All the notes she has about future topics seem dumb, and the inspiration train has still not pulled into the station. She pouts. She fidgets. She welcomes the distraction when her husband comes in to sweetly ask if she needs anything. She welcomes the ping of someone messaging her on another tab. She knows she should close it, but then the ticking watch and blinking line would be her only company.

The dog is snoring. Lightly, but the even sound of a dreaming canine is lulling her to sleep, so she sits straight up. No more cushy pillows to cradle her, she goes back to the narration and rolls her eyes at herself for still not having anything better to write about today. But that’s how it goes sometimes. There are days when nothing but choppy, random sentences make it to the page. There are days when every word seems wrong or weak or boring. But she still writes them. It may not make up very much at the end of the day, but it’s still writing.

She writes a short apology to her readers for not producing something more interesting this go round. Reminds them of her introductory post and how she warned them that sometimes she would fail. She thanks them for their patience and hopes they like the better-planned post that’s promised for next time.

Failure is just a launch pad for growth. Mistakes are inspiration for learning. Weaknesses recognized are seeds planted to reap wisdom.

The writer excuses herself to go tend her garden.

Effervescence

A word is just a word, you say. It sits prettily on a page, meaning nothing until read, and then it delivers a message before falling back into silent passivity, waiting for its turn to come round again. It is black lines on white plains, printed footprints of where the writer’s mind has wandered. But still, just lines. Simple. Unassuming. Certainly, nothing to fuss over. Just words…right?

I see them as so much more. Like a photographic negative, you can hold them up in front of you and there’s a picture there, but it’s vague. You can only make out enough from the shadows and lines to know what the object of the picture is. But, when you set it on a lit table, suddenly the details burst forth. There is color, fine shades of distinction, a luminescence that brings the object to life. Some words have a  life like this all on their own. Their mere existence holds power that lights feeling without effort. However, words come to life differently from person to person. Words often have a history with the reader. They’ve often met before, but the circumstances of their first rendezvous can change entirely the relationship between word and reader.

This entry is the beginning of a microscopic look into that relationship. I’ll share words I love, words I avoid, and why they sing for me the way they do. Remember, communication is key and words are layered with meaning beyond their definition.

And so, to begin. A little fun with — effervescence.

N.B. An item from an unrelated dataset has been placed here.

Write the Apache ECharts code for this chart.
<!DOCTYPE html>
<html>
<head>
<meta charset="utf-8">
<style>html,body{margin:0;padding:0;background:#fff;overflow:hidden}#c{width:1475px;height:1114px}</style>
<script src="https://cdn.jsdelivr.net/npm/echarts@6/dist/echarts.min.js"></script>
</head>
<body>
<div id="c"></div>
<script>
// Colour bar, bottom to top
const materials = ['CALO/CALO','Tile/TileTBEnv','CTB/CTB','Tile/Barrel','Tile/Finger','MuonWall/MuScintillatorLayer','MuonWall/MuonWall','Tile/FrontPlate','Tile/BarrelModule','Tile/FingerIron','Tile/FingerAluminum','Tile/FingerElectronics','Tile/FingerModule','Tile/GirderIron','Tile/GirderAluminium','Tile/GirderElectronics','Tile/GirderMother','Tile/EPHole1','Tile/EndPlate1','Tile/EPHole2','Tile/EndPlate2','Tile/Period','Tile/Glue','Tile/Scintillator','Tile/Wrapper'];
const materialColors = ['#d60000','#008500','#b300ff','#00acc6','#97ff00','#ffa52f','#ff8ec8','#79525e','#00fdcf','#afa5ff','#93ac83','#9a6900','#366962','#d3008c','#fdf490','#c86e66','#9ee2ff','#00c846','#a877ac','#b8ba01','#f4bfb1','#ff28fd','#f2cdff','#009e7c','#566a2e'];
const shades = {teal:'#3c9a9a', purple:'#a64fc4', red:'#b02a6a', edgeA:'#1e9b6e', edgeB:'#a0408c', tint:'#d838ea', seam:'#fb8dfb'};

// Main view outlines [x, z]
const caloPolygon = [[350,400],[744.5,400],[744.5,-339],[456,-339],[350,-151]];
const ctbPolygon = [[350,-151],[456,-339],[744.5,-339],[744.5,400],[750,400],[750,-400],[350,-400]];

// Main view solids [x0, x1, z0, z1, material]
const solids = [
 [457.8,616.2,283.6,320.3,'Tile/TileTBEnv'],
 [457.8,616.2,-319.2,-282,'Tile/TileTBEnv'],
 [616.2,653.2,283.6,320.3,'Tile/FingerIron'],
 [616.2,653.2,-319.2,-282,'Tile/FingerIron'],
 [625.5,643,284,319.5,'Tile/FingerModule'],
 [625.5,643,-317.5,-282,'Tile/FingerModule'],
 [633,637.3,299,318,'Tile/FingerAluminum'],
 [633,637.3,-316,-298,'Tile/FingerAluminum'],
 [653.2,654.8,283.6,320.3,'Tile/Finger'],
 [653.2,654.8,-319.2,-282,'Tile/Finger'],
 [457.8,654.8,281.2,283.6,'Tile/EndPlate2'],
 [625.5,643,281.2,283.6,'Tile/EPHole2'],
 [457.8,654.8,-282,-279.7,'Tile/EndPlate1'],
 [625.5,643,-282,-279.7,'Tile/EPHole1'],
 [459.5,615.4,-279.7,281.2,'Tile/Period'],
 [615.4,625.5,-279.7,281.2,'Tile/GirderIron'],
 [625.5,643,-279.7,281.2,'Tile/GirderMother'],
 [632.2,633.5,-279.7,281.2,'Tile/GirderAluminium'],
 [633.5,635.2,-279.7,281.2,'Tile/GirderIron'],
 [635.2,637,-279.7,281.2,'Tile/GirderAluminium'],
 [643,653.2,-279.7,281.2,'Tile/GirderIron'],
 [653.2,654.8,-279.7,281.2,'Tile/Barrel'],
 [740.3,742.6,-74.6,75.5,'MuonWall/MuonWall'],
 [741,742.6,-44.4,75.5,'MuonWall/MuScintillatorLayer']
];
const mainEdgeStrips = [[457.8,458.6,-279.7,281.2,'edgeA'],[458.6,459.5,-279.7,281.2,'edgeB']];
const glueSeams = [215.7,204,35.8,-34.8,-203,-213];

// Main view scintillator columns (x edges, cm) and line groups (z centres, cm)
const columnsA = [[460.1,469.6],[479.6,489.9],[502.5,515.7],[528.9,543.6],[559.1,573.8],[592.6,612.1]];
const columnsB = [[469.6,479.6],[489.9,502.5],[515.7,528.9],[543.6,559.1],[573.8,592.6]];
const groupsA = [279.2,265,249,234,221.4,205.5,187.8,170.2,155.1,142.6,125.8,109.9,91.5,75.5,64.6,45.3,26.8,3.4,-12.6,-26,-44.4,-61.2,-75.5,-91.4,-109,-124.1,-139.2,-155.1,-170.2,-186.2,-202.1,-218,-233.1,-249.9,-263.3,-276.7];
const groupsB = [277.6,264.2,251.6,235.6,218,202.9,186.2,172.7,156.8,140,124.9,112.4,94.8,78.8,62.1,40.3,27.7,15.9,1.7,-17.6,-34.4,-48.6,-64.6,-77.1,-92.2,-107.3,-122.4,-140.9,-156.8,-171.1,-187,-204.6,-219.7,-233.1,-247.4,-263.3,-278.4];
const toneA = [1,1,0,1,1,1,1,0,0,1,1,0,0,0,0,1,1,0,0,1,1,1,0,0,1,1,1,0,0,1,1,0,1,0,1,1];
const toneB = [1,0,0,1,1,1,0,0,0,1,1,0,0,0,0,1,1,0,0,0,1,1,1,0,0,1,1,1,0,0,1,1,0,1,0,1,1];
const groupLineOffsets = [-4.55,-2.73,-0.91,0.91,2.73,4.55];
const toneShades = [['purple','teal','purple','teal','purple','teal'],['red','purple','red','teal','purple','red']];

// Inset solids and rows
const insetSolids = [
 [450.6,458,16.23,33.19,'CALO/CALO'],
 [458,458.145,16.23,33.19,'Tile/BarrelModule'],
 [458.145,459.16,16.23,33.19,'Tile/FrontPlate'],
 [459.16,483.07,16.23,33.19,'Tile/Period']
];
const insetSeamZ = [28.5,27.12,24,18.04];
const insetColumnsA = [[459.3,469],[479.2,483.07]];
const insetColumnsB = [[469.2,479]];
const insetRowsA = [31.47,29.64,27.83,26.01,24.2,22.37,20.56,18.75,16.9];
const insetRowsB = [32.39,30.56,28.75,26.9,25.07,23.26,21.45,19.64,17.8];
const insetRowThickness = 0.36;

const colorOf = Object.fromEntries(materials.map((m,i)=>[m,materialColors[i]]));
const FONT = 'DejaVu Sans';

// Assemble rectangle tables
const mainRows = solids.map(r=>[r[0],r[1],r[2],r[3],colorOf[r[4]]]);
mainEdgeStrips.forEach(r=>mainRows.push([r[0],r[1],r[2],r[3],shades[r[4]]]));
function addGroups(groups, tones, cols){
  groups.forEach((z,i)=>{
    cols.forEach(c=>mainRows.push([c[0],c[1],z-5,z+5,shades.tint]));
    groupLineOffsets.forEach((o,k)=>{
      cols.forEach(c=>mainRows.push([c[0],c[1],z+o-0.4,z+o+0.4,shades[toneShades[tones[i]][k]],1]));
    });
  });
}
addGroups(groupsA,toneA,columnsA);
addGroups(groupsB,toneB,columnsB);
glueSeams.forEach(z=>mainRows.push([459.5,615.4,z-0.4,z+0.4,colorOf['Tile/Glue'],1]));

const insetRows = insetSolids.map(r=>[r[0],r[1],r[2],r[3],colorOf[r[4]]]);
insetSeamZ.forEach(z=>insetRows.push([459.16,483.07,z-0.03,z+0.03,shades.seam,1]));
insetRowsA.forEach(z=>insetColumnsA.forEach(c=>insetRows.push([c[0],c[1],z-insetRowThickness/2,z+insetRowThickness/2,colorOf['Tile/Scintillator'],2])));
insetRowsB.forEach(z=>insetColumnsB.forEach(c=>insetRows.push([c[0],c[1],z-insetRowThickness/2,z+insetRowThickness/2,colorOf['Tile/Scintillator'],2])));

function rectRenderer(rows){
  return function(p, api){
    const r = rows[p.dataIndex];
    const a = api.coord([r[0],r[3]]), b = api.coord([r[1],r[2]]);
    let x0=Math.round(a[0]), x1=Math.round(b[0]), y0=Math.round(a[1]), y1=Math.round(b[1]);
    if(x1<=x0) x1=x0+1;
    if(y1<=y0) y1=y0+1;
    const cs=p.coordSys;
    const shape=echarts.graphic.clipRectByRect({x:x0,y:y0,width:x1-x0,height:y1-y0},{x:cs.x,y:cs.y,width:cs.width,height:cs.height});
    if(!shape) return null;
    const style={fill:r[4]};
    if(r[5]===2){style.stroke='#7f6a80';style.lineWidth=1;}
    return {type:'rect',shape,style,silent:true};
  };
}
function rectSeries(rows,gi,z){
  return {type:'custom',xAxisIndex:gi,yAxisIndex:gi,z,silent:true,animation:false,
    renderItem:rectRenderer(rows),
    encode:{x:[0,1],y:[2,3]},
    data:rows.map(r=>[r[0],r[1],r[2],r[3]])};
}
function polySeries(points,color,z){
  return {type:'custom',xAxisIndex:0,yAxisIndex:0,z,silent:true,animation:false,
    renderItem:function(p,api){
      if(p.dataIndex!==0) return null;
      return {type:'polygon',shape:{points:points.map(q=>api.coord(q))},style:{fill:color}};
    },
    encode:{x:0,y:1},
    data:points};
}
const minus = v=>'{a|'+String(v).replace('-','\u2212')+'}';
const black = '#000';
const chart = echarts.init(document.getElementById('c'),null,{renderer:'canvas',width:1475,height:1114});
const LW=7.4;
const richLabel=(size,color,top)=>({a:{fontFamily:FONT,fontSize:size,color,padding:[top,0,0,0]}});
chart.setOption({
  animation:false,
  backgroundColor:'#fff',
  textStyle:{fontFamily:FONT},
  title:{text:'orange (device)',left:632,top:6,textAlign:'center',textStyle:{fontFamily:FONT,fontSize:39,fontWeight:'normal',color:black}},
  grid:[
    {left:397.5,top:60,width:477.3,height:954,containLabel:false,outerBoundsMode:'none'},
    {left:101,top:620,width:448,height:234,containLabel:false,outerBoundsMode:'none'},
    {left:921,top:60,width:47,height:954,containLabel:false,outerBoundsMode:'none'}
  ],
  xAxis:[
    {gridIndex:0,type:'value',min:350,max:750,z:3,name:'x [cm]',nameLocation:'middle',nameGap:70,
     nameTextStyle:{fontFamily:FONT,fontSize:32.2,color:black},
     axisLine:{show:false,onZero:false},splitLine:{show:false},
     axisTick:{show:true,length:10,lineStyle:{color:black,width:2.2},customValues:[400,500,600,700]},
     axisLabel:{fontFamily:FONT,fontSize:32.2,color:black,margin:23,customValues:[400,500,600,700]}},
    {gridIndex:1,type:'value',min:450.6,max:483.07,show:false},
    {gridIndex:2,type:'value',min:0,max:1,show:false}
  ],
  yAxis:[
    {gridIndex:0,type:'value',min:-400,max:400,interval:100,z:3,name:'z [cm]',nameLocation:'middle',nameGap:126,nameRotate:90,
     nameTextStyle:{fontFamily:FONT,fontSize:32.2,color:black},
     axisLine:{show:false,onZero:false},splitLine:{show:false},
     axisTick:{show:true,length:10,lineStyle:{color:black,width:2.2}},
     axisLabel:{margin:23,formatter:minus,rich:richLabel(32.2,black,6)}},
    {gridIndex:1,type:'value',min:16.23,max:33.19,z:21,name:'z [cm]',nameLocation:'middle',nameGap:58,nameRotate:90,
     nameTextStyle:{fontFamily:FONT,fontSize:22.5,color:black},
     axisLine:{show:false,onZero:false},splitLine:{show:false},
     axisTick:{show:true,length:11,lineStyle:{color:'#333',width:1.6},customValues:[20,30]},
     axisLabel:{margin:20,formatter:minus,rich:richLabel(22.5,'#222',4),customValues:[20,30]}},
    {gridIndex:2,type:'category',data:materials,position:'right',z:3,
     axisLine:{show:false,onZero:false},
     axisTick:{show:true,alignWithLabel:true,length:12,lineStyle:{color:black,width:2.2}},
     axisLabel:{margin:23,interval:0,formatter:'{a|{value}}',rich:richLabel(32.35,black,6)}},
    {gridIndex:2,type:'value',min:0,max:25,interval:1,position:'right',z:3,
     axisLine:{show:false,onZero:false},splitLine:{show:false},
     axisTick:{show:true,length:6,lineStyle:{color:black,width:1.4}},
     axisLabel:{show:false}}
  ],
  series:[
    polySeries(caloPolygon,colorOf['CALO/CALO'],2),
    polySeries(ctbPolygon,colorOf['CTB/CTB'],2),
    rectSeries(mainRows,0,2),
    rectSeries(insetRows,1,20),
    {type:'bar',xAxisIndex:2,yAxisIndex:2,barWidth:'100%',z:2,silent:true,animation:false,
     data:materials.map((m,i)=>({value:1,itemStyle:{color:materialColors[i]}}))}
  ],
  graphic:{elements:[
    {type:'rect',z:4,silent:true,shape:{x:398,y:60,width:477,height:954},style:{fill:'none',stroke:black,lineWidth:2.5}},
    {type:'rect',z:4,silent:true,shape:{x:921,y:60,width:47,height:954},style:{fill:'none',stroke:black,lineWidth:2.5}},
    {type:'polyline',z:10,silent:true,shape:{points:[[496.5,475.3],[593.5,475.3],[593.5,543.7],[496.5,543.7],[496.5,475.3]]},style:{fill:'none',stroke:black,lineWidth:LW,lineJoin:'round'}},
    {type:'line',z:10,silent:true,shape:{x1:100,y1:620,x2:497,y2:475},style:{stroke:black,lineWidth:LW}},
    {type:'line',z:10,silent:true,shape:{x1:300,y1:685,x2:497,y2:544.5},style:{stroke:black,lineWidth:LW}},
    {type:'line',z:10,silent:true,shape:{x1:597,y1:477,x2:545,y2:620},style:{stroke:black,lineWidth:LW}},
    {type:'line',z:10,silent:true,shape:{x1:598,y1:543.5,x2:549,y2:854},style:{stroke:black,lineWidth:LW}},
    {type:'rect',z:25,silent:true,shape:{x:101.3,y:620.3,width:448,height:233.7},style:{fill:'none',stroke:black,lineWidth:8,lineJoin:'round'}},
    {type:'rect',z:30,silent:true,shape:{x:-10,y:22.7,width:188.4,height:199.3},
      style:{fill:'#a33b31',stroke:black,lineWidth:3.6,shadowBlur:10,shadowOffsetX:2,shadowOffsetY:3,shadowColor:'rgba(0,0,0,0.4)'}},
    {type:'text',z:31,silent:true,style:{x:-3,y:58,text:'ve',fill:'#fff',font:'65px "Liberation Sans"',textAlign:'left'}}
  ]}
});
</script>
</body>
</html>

Like bubbles? I can hear you asking. Yes, but wait! There’s more. But isn’t it interesting that that’s where your mind went first? Just by reading the word, I can feel the tickle of it on my tongue even though the word has only visited my mind. I can imagine the small bubbles of a favorite cool drink and the bright and refreshing quality of them, but that is only one use of this cheerful word.

Just as the word dances, so does the soul of the person who holds the trait. Their energy is light and airy, enthusiastic and bold in a joyful sort of way. They are the people who smile with ease and laugh with an honest appreciation for all the silly and wonderful things the world offers.

It is a child bounding through a door to greet a parent long awaited, the anticipation and excitement having built over many hours spent peeking out the window, fogging the glass with quick, warm breaths.

It is a young woman sipping champagne with friends as they admire the future displayed on her finger. She is happy in a way that cannot seem to be contained by her body and she begins those smile lines in earnest as she talks and listens and talks some more, eye on her giddy horizon.

It is the receiver of good news anticipated, but not banked upon. The electricity of gratitude and hope for what it means is running through their body, and the feelings threaten to bubble over in laughter for it must go somewhere.

In all these painted pictures, you can feel the glow and liveliness of these people. Their effervescence. The magic of a word and the images and feeling it can induce…it’s beautiful. And whether a soulful resonance or an intricate firing of synapses are to blame, I certainly enjoy the experience. Maybe you’ll start your own little list of words that spark more, and, if you do, please share them with me. ❤

I hope you and yours have a beautiful holiday season filled with love, family, and friends.